Kerry’s comment came as the top U.S. diplomat continued his push for international backing for what he described today as an “unbelievably small, limited” military strike that he said would be enough to halt Syria’s use of chemical weapons and hasten a political settlement to the 2 1/2-year civil war.
As Congress prepared to debate a U.S. intervention, Kerry sought to reassure the public that the Obama administration won’t let a Syrian campaign evolve into a years-long commitment with ground troops, like the wars in Afghanistan and Iraq.
“We’re not talking about war, we’re not going to war,” Kerry said at the press conference in London today after a three-day mission to Europe.

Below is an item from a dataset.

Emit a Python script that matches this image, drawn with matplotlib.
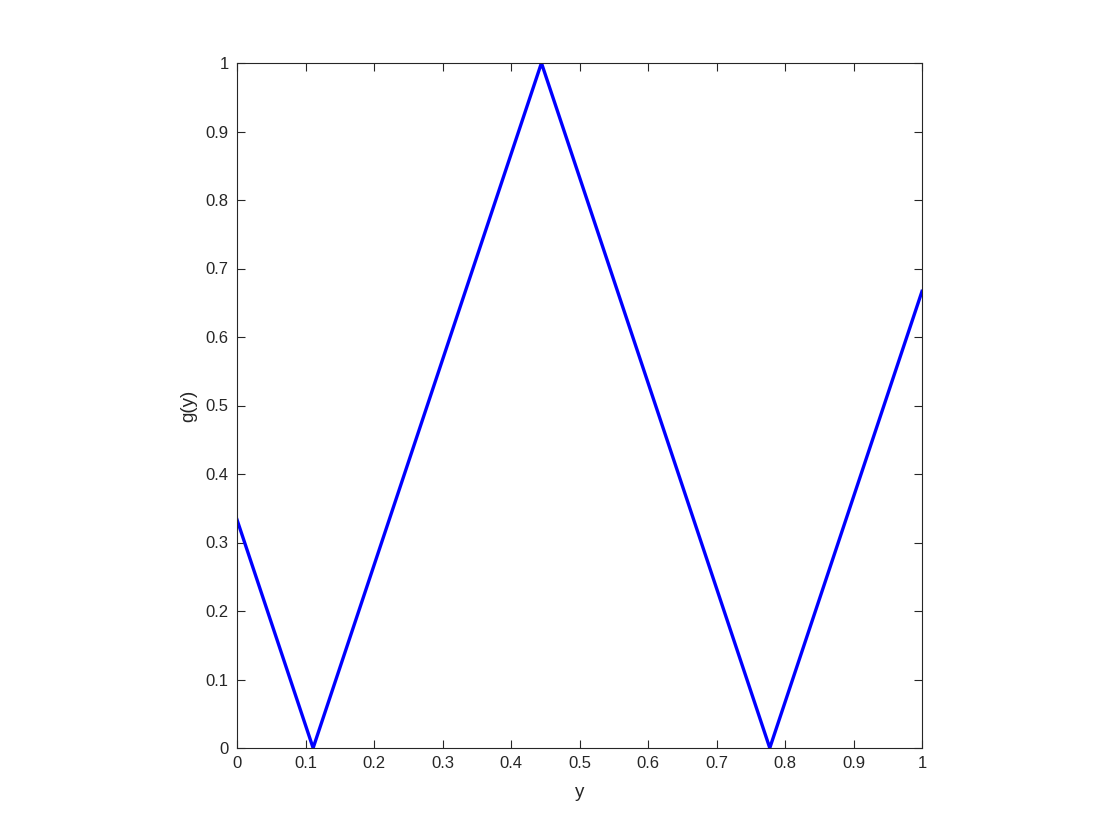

He spoke of a “limited, very targeted, very short-term effort.”
Such promises haven’t helped the administration win support in Congress, where a resolution to authorize military force continues to lose ground.
In the latest setback for the White House, Democratic Senator Heidi Heitkamp of North Dakota said today she couldn’t support a military strike “at this time.” Instead, she backed a proposal by Senator Joe Manchin, a West Virginia Democrat, that would give Assad 45 days to sign an international chemical weapons ban.
“The current Senate resolution falls short because it calls for military action in Syria without carefully looking at diplomatic or alternative solutions,” Heitkamp said in a statement.
Kerry’s tour yielded a European Union appeal to work through the UN, French determination to side with the U.S., support from several Arab countries and denunciations of Assad from Britain, the American ally in prior Middle Eastern wars which will stay out of this one.
West Texas Intermediate oil fell from a two-year high as Obama struggled to convince Congress of the need for a military strike. WTI for October delivery dropped $1.01 to settle at $109.52 a barrel on the New York Mercantile Exchange. Prices rose to $110.53 on Sept. 6, the highest close since May 3, 2011.